[Instrument Network - R&D News] Supported by the National Natural Science Foundation of China (NSFC) Excellent Research Group Project "Study on Multiscale Problems in Nonlinear Mechanics", the Institute of Mechanics has made progress in the active control of turbulence in wind farms and proposed a self-consistent wake model for evaluating the effectiveness of control measures. This work, titled "Self-consistent model for active control of wind turbine wakes", was published in the journal Journal of Fluid Mechanics.

Turbulence is one of the major challenges in wind energy science identified by Science. Active flow control at the wind farm scale is a core issue for next-generation wind power technology. Wind turbine wake models form the foundation of active flow control. Currently available wind turbine wake models, including steady wake models and dynamic wake meandering models, are unable to accurately evaluate the wake turbulence response under active control.

To address this challenge, the research team proposed a self-consistent model for the active control of wind turbine wakes. They established a theoretical framework that couples three key phenomena: dynamic wake meandering, turbulent random fluctuations, and time-averaged wake expansion. This framework enables the quantitative prediction of large-scale coherent structures and time-averaged fields of wakes under active control, making it the first wake model capable of predicting the effectiveness of active control measures. Validation results show that the model’s prediction accuracy is comparable to that of large eddy simulation (LES), while its computational efficiency is significantly improved—the computation time is reduced from thousands of core-hours to several minutes.
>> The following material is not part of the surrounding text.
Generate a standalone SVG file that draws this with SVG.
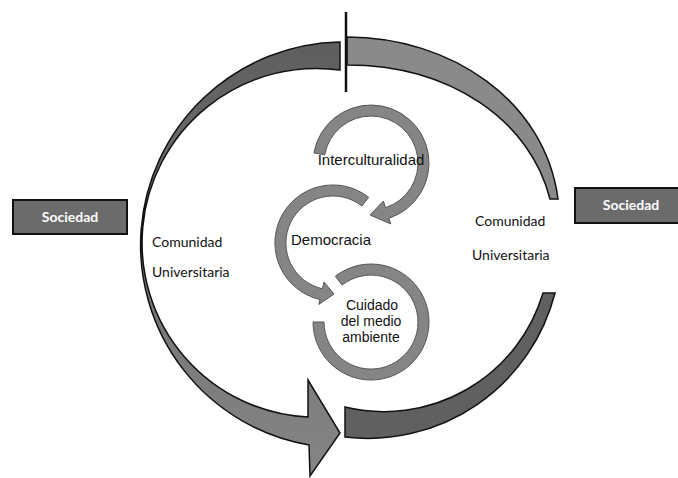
<svg xmlns="http://www.w3.org/2000/svg" width="678" height="478" viewBox="0 0 678 478">
  <defs>
    <linearGradient id="gLeft" x1="0" y1="40" x2="0" y2="476" gradientUnits="userSpaceOnUse">
      <stop offset="0" stop-color="#5e5e5e"/>
      <stop offset="0.5" stop-color="#727272"/>
      <stop offset="1" stop-color="#858585"/>
    </linearGradient>
  </defs>
  <style>
    .big { stroke: #111; stroke-width: 1.5; stroke-linejoin: miter; }
    .ring { fill: #858585; stroke: #555; stroke-width: 1; }
    .box { fill: #6b6b6b; stroke: #111; stroke-width: 2; }
    .soc { font-family: Lato, "Open Sans", sans-serif; font-weight: bold; font-size: 14px; fill: #fff; text-anchor: middle; }
    .com { font-family: Lato, "Open Sans", sans-serif; font-size: 14px; fill: #111; }
    .inner { font-family: "Liberation Sans", Arial, sans-serif; font-size: 15px; fill: #111; text-anchor: middle; }
    .cui { font-family: "Liberation Sans", Arial, sans-serif; font-size: 14px; fill: #111; text-anchor: middle; }
  </style>
  <rect width="678" height="478" fill="#fff"/>

  <g id="connectors">
    <!-- left crescent with arrowhead -->
    <path class="big" fill="url(#gLeft)" d="M340,42 A203,203 0 0 0 309,445 L310,476 L340,433 L308,380 L308,417 A174.4,174.4 0 1 1 340,70 Z"/>
    <!-- top right crescent -->
    <path class="big" fill="#8a8a8a" d="M347,37 C450,37 545,100 558,199 L550,199 C530,120 450,65 347,65 Z"/>
    <!-- bottom right crescent -->
    <path class="big" fill="#606060" d="M345,437 A193,193 0 0 0 555,293 L543,293 A166,166 0 0 1 345,407 Z"/>
    <!-- vertical divider -->
    <line x1="346" y1="12" x2="346" y2="92" stroke="#111" stroke-width="2.5"/>
    <!-- inner rings -->
    <path class="ring" d="M313.9,152.9 A58,58 0 1 1 388.9,218.2 L390.8,223.9 L370,215 L383.4,201 L385.5,207.7 A47,47 0 1 0 324.7,154.8 Z"/>
    <path class="ring" d="M368.7,197.3 A58,58 0 1 0 320,299.5 L318.8,304.4 L334,294 L324,282 L322.4,288.8 A47,47 0 1 1 361.9,206 Z"/>
    <path class="ring" d="M335.3,276.3 A58,58 0 1 1 313,322 L324,322 A47,47 0 1 0 342.1,285 Z"/>
  </g>

  <g id="sociedad-left">
    <rect class="box" x="13" y="200" width="114" height="34"/>
    <text class="soc" x="70" y="221.5">Sociedad</text>
  </g>
  <g id="sociedad-right">
    <rect class="box" x="575" y="188" width="106" height="35"/>
    <text class="soc" x="631" y="210">Sociedad</text>
  </g>
  <g id="comunidad-left">
    <text class="com" x="152" y="247">Comunidad</text>
    <text class="com" x="152" y="277">Universitaria</text>
  </g>
  <g id="comunidad-right">
    <text class="com" x="475" y="226">Comunidad</text>
    <text class="com" x="472" y="260">Universitaria</text>
  </g>
  <g id="interculturalidad">
    <text class="inner" x="371" y="165">Interculturalidad</text>
  </g>
  <g id="democracia">
    <text class="inner" x="331" y="245">Democracia</text>
  </g>
  <g id="cuidado">
    <text class="cui" x="372" y="310">Cuidado</text>
    <text class="cui" x="371" y="326">del medio</text>
    <text class="cui" x="371" y="342">ambiente</text>
  </g>
</svg>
This model is expected to provide an efficient tool for the design, evaluation, and optimization of active control strategies for wind farm turbulence, supporting the improvement of wind energy utilization efficiency and the innovation of wind power technology.

Associate Researcher Zhao Bin Li is the first author of the paper, and Researcher Xiaolei Yang is the corresponding author. This research was supported by the NSFC Excellent Research Group "Study on Multiscale Problems in Nonlinear Mechanics" and the Strategic Priority Research Program of the Chinese Academy of Sciences (Grant No. XDB0620102), among other funding sources.